(Requirements)
Retype only what runs from the first line of the records to the line with "lbl.set_transform(lbl.get_transform() + shift)", inclusive, and no pictures.

━━━━━ Dataset rows ━━━━━

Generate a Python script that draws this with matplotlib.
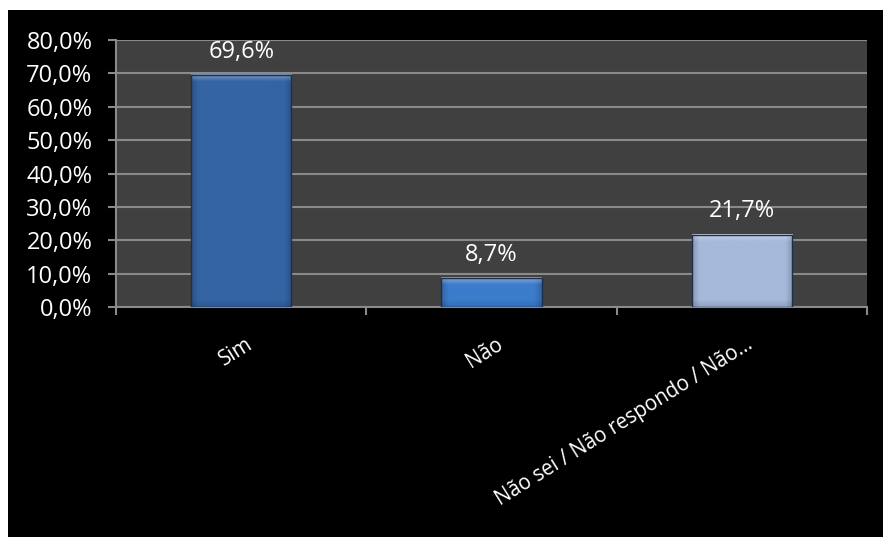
import numpy as np
import matplotlib
matplotlib.use("Agg")
import matplotlib.pyplot as plt
import matplotlib.transforms as mtransforms
from matplotlib.patches import Rectangle
from matplotlib.ticker import FuncFormatter, FixedLocator

plt.rcParams['font.family'] = ['Open Sans', 'DejaVu Sans']

# data
categories = ["Sim", "Não", "Não sei / Não respondo / Não…"]
values = [69.6, 8.7, 21.7]
bar_colors = ["#3464a3", "#3c7ccc", "#a6b9da"]

W, H, DPI = 883, 537, 100
fig = plt.figure(figsize=(W / DPI, H / DPI), dpi=DPI, facecolor="white")

# black chart area with thin white margin on top/left
bg = Rectangle((8 / W, 0), 1 - 8 / W, (H - 10) / H, transform=fig.transFigure,
               facecolor="black", edgecolor="none", zorder=-10)
fig.add_artist(bg)

ax = fig.add_axes([116 / W, 1 - 307 / H, (867 - 116) / W, (307 - 40) / H])
ax.set_facecolor("#404040")

x = np.arange(len(categories))
bars = ax.bar(x, values, width=0.4, color=bar_colors, zorder=3)

ax.set_xlim(-0.5, len(categories) - 0.5)
ax.set_ylim(0, 80)
ax.set_yticks(np.arange(0, 81, 10))
ax.yaxis.set_major_formatter(FuncFormatter(lambda v, p: f"{v:.1f}%".replace(".", ",")))
ax.grid(axis="y", color="#8a8a8a", linewidth=1.5, zorder=1)
ax.set_axisbelow(True)

for s in ["top", "right"]:
    ax.spines[s].set_visible(False)
for s in ["left", "bottom"]:
    ax.spines[s].set_color("#8a8a8a")
    ax.spines[s].set_linewidth(1.5)

ax.tick_params(axis="y", colors="#8a8a8a", labelcolor="white", labelsize=17,
               length=6, width=1.5, pad=11)
ax.set_xticks(x)
ax.set_xticklabels(categories, rotation=32, ha="right", rotation_mode="anchor",
                   color="white", fontsize=14.8)
ax.tick_params(axis="x", which="major", length=0, pad=19)
ax.xaxis.set_minor_locator(FixedLocator(np.arange(-0.5, len(categories), 1.0)))
ax.tick_params(axis="x", which="minor", colors="#8a8a8a", length=6, width=1.5)
shift = mtransforms.ScaledTranslation(4 / DPI, 0, fig.dpi_scale_trans)
for lbl in ax.get_xticklabels():
    lbl.set_transform(lbl.get_transform() + shift)

# bevelled fill inside each bar
fig.canvas.draw()
for b, col in zip(bars, bar_colors):
    bb = b.get_window_extent()
    nx, ny = max(int(bb.width), 2), max(int(bb.height), 2)
    base = np.array(matplotlib.colors.to_rgb(col))
    bev = 7
    xx = np.arange(nx)
    yy = np.arange(ny)
    dx = np.minimum(xx, nx - 1 - xx)
    side = np.clip(1 - dx / bev, 0, 1)
    top = np.clip(1 - yy / bev, 0, 1)
    bot = np.clip(1 - (ny - 1 - yy) / bev, 0, 1)
    shade = np.ones((ny, nx))
    shade *= 1 - 0.18 * side[None, :]
    shade *= 1 - 0.12 * bot[:, None]
    light = 0.35 * top[:, None] * np.ones((ny, nx))
    img = np.ones((ny, nx, 3)) * base * shade[:, :, None]
    img = np.clip(img + (1 - img) * light[:, :, None], 0, 1)
    x0, x1 = b.get_x(), b.get_x() + b.get_width()
    ax.imshow(img, extent=[x0, x1, 0, b.get_height()], aspect="auto",
              zorder=4, interpolation="bilinear")
    ax.add_patch(Rectangle((x0, 0), b.get_width(), b.get_height(), fill=False,
                           edgecolor="#1e2f4a", linewidth=1.0, zorder=5))
ax.set_xlim(-0.5, len(categories) - 0.5)
ax.set_ylim(0, 80)

for xi, v in zip(x, values):
    ax.annotate(f"{v:.1f}%".replace(".", ","), (xi, v), xytext=(0, 8),
                textcoords="offset points", ha="center", va="bottom",
                color="white", fontsize=17, zorder=6)

fig.savefig("out.png", dpi=DPI, facecolor="white")
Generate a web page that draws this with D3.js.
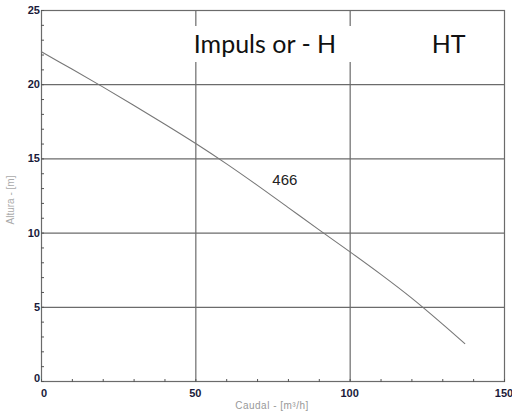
<!DOCTYPE html>
<html><head><meta charset="utf-8">
<script src="https://cdn.jsdelivr.net/npm/d3@7"></script>
<style>body{margin:0;background:#fff}svg{display:block}</style>
</head><body><svg id="c" width="512" height="417"></svg>
<script>
const flow = [0,10,20,30,40,50,60,70,80,90,100,110,120,130,137.4];
const head = [22.2,21.02,19.82,18.58,17.32,16.02,14.65,13.2,11.7,10.2,8.72,7.2,5.6,3.85,2.5];
const xTicks = [0,50,100,150];
const yTicks = [0,5,10,15,20,25];
const zones = [{label:"Impuls or - H", at:49.5},{label:"HT", at:126.6}];
const curveLabel = {text:"466", x:79, y:13.2};

const svg = d3.select("#c");
const L=41,R=504,T=10,B=381;
const x = d3.scaleLinear().domain([0,150]).range([L,R]);
const y = d3.scaleLinear().domain([0,25]).range([B,T]);
const grid="#6b6b6b";

svg.selectAll(".hg").data(yTicks.filter(d=>d>0&&d<25)).join("line")
 .attr("x1",L).attr("x2",R).attr("y1",d=>y(d)+0.5).attr("y2",d=>y(d)+0.5)
 .attr("stroke",grid).attr("stroke-width",1.2);
[50,100].forEach(v=>{
  svg.append("line").attr("x1",x(v)+0.5).attr("x2",x(v)+0.5).attr("y1",T).attr("y2",26).attr("stroke",grid).attr("stroke-width",1.2);
  svg.append("line").attr("x1",x(v)+0.5).attr("x2",x(v)+0.5).attr("y1",62).attr("y2",B).attr("stroke",grid).attr("stroke-width",1.2);
});
svg.append("rect").attr("x",L+0.5).attr("y",T+0.5).attr("width",R-L).attr("height",B-T)
 .attr("fill","none").attr("stroke",grid).attr("stroke-width",1.2);

svg.selectAll(".mx").data(d3.range(0,151,10)).join("line")
 .attr("x1",d=>x(d)+0.5).attr("x2",d=>x(d)+0.5).attr("y1",B-2).attr("y2",B+1).attr("stroke","#555");
svg.selectAll(".my").data(d3.range(0,26,1)).join("line")
 .attr("x1",L).attr("x2",L+3).attr("y1",d=>y(d)+0.5).attr("y2",d=>y(d)+0.5).attr("stroke","#555");

svg.selectAll(".xl").data(xTicks).join("text")
 .attr("x",d=>x(d)+(d===0?3:0)).attr("y",B+16).attr("text-anchor","middle")
 .attr("font-family","Liberation Sans, Arial").attr("font-size",11).attr("font-weight","bold").attr("fill","#1a1a3a")
 .text(d=>d);
svg.selectAll(".yl").data(yTicks).join("text")
 .attr("x",L-1).attr("y",d=>y(d)+4 - (d===0?3:0)).attr("text-anchor","end")
 .attr("font-family","Liberation Sans, Arial").attr("font-size",11).attr("font-weight","bold").attr("fill","#1a1a3a")
 .text(d=>d);

svg.append("text").attr("x",272).attr("y",409).attr("text-anchor","middle")
 .attr("font-family","Liberation Sans, Arial").attr("font-size",10).attr("fill","#999").attr("letter-spacing",0.5)
 .text("Caudal - [m³/h]");
svg.append("text").attr("transform","translate(14,200) rotate(-90)").attr("text-anchor","middle")
 .attr("font-family","Liberation Sans, Arial").attr("font-size",10).attr("fill","#aaa")
 .text("Altura - [m]");

svg.selectAll(".zl").data(zones).join("text")
 .attr("x",d=>x(d.at)).attr("y",53).attr("text-anchor","start")
 .attr("font-family","Lato, Open Sans, sans-serif").attr("font-size",25).attr("fill","#111")
 .text(d=>d.label);

const line = d3.line().x((d,i)=>x(flow[i])).y(d=>y(d)).curve(d3.curveCatmullRom);
svg.append("path").attr("d",line(head)).attr("fill","none").attr("stroke","#777").attr("stroke-width",1.1);

svg.append("text").attr("x",x(curveLabel.x)).attr("y",y(curveLabel.y)).attr("text-anchor","middle")
 .attr("font-family","Liberation Sans, Arial").attr("font-size",15).attr("fill","#222")
 .text(curveLabel.text);
</script></body></html>
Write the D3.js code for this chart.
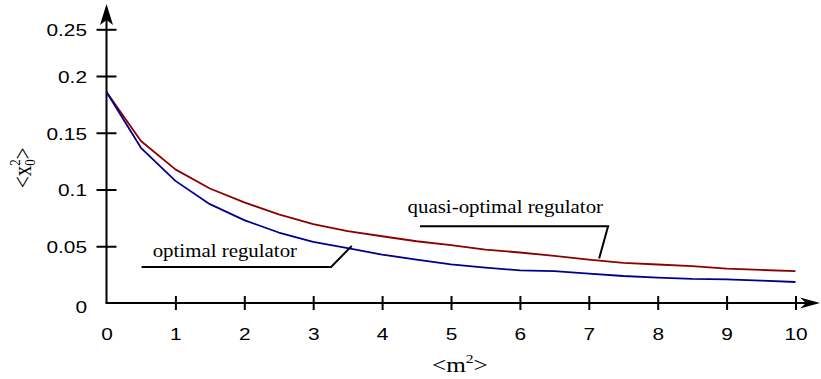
<!DOCTYPE html>
<html>
<head>
<meta charset="utf-8">
<script src="https://cdn.jsdelivr.net/npm/d3@7"></script>
<style>
  html, body { margin: 0; padding: 0; background: #fff; }
  svg { display: block; }
</style>
</head>
<body>
<svg id="chart" width="821" height="379"></svg>
<script>
// Mean square of the regulated coordinate versus <m^2>
const mValues = [0, 0.5, 1, 1.5, 2, 2.5, 3, 3.5, 4, 4.5, 5, 5.5, 6, 6.5, 7, 7.5, 8, 8.5, 9, 9.5, 10];
const quasiOptimal = [0.1859, 0.1427, 0.1177, 0.1009, 0.0886, 0.0780, 0.0694, 0.0633, 0.0588, 0.0544,
                      0.0509, 0.0471, 0.0445, 0.0415, 0.0383, 0.0353, 0.0339, 0.0324, 0.0303, 0.0291, 0.0280];
const optimal      = [0.1859, 0.1367, 0.1076, 0.0871, 0.0730, 0.0621, 0.0538, 0.0483, 0.0427, 0.0383,
                      0.0341, 0.0312, 0.0288, 0.0280, 0.0259, 0.0238, 0.0224, 0.0212, 0.0209, 0.0198, 0.0185];
const xTicks = [0, 1, 2, 3, 4, 5, 6, 7, 8, 9, 10];
const yTicks = [0, 0.05, 0.1, 0.15, 0.2, 0.25];
const yTickLabels = ["0", "0.05", "0.1", "0.15", "0.2", "0.25"];

const svg = d3.select("#chart");
const sans = "'Liberation Sans', Arial, Helvetica, sans-serif";
const serif = "'Liberation Serif', 'Times New Roman', serif";
const sansStretch = 1.28;   // wide figure lettering
const serifStretch = 1.13;

const x = d3.scaleLinear().domain([0, 10]).range([106.5, 795.5]);
const y = d3.scaleLinear().domain([0, 0.2, 0.25]).range([303, 76, 29.3]);

const x0 = x(0), y0 = y(0);

// axis lines with arrowheads
svg.append("line").attr("x1", x0).attr("y1", y0).attr("x2", x0).attr("y2", 12)
  .attr("stroke", "#000").attr("stroke-width", 2);
svg.append("path")
  .attr("d", `M${x0},4 L${x0 + 6.5},25 L${x0},20 L${x0 - 6.5},25 Z`)
  .attr("fill", "#000");
svg.append("line").attr("x1", x0 - 1).attr("y1", y0).attr("x2", 812).attr("y2", y0)
  .attr("stroke", "#000").attr("stroke-width", 2);
svg.append("path")
  .attr("d", `M820,${y0} L800,${y0 - 5.5} L806,${y0} L800,${y0 + 5.5} Z`)
  .attr("fill", "#000");

// y ticks crossing the axis
const yAxis = svg.append("g").attr("transform", `translate(${x0},0)`)
  .call(d3.axisLeft(y).tickValues(yTicks).tickSize(10)
    .tickFormat((d, i) => yTickLabels[i]));
yAxis.select(".domain").remove();
yAxis.selectAll(".tick line").attr("x1", 10).attr("x2", -10)
  .attr("stroke", "#000").attr("stroke-width", 2)
  .filter(d => d === 0).remove();
yAxis.selectAll(".tick text")
  .attr("x", 0).attr("y", 0).attr("dy", null)
  .attr("transform", d => `translate(-19.5,${d === 0 ? 9 : 6.3}) scale(${sansStretch},1)`)
  .attr("font-family", sans).attr("font-size", 16.3).attr("fill", "#000");

// x ticks crossing the axis
const xAxis = svg.append("g").attr("transform", `translate(0,${y0})`)
  .call(d3.axisBottom(x).tickValues(xTicks).tickSize(7).tickFormat(d3.format("d")));
xAxis.select(".domain").remove();
xAxis.selectAll(".tick line").attr("y1", -7).attr("y2", 7)
  .attr("stroke", "#000").attr("stroke-width", 2)
  .filter(d => d === 0).remove();
xAxis.selectAll(".tick text")
  .attr("x", 0).attr("y", 0).attr("dy", null)
  .attr("transform", `translate(0,37) scale(${sansStretch},1)`)
  .attr("font-family", sans).attr("font-size", 16.3).attr("fill", "#000");

// curves
const line = d3.line().x((d, i) => x(mValues[i])).y(d => y(d));
svg.append("path").datum(quasiOptimal).attr("d", line)
  .attr("fill", "none").attr("stroke", "#8b0000").attr("stroke-width", 1.8)
  .attr("stroke-linejoin", "round");
svg.append("path").datum(optimal).attr("d", line)
  .attr("fill", "none").attr("stroke", "#00008b").attr("stroke-width", 1.8)
  .attr("stroke-linejoin", "round");

// curve labels with leader lines (data units)
const labels = [
  { text: "quasi-optimal regulator", tx: 4.37, ty: 0.0789,
    leader: [[4.55, 0.0677], [7.28, 0.0677], [7.15, 0.0392]] },
  { text: "optimal regulator", tx: 0.67, ty: 0.0406,
    leader: [[0.51, 0.0318], [3.26, 0.0318], [3.56, 0.0503]] }
];
labels.forEach(l => {
  svg.append("text")
    .attr("transform", `translate(${x(l.tx)},${y(l.ty)}) scale(${serifStretch},1)`)
    .attr("font-family", serif).attr("font-size", 18.5).attr("fill", "#000")
    .text(l.text);
  svg.append("path")
    .attr("d", d3.line().x(p => x(p[0])).y(p => y(p[1]))(l.leader))
    .attr("fill", "none").attr("stroke", "#000").attr("stroke-width", 2);
});

// axis titles
const xt = svg.append("text").attr("transform", `translate(432,372) scale(1.2,1)`)
  .attr("font-family", serif).attr("font-size", 21).attr("fill", "#000");
xt.append("tspan").text("<m");
xt.append("tspan").attr("font-size", 13).attr("dy", -9).text("2");
xt.append("tspan").attr("dy", 9).text(">");

const yt = svg.append("text").attr("transform", "translate(31,188) rotate(-90) scale(1,1.2)")
  .attr("font-family", serif).attr("font-size", 21).attr("fill", "#000");
yt.append("tspan").text("<x");
yt.append("tspan").attr("font-size", 13).attr("dy", 3.5).text("0");
yt.append("tspan").attr("font-size", 13).attr("dx", -6.5).attr("dy", -12.5).text("2");
yt.append("tspan").attr("dy", 9).text(">");
</script>
</body>
</html>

━━━━━

(Response below)
Generate a Python script that draws this with matplotlib.
import numpy as np
import matplotlib
matplotlib.use("Agg")
import matplotlib.pyplot as plt
import matplotlib.transforms as mtransforms
from matplotlib.patches import Rectangle
from matplotlib.ticker import FuncFormatter, FixedLocator

plt.rcParams['font.family'] = ['Open Sans', 'DejaVu Sans']

# data
categories = ["Sim", "Não", "Não sei / Não respondo / Não…"]
values = [69.6, 8.7, 21.7]
bar_colors = ["#3464a3", "#3c7ccc", "#a6b9da"]

W, H, DPI = 883, 537, 100
fig = plt.figure(figsize=(W / DPI, H / DPI), dpi=DPI, facecolor="white")

# black chart area with thin white margin on top/left
bg = Rectangle((8 / W, 0), 1 - 8 / W, (H - 10) / H, transform=fig.transFigure,
               facecolor="black", edgecolor="none", zorder=-10)
fig.add_artist(bg)

ax = fig.add_axes([116 / W, 1 - 307 / H, (867 - 116) / W, (307 - 40) / H])
ax.set_facecolor("#404040")

x = np.arange(len(categories))
bars = ax.bar(x, values, width=0.4, color=bar_colors, zorder=3)

ax.set_xlim(-0.5, len(categories) - 0.5)
ax.set_ylim(0, 80)
ax.set_yticks(np.arange(0, 81, 10))
ax.yaxis.set_major_formatter(FuncFormatter(lambda v, p: f"{v:.1f}%".replace(".", ",")))
ax.grid(axis="y", color="#8a8a8a", linewidth=1.5, zorder=1)
ax.set_axisbelow(True)

for s in ["top", "right"]:
    ax.spines[s].set_visible(False)
for s in ["left", "bottom"]:
    ax.spines[s].set_color("#8a8a8a")
    ax.spines[s].set_linewidth(1.5)

ax.tick_params(axis="y", colors="#8a8a8a", labelcolor="white", labelsize=17,
               length=6, width=1.5, pad=11)
ax.set_xticks(x)
ax.set_xticklabels(categories, rotation=32, ha="right", rotation_mode="anchor",
                   color="white", fontsize=14.8)
ax.tick_params(axis="x", which="major", length=0, pad=19)
ax.xaxis.set_minor_locator(FixedLocator(np.arange(-0.5, len(categories), 1.0)))
ax.tick_params(axis="x", which="minor", colors="#8a8a8a", length=6, width=1.5)
shift = mtransforms.ScaledTranslation(4 / DPI, 0, fig.dpi_scale_trans)
for lbl in ax.get_xticklabels():
    lbl.set_transform(lbl.get_transform() + shift)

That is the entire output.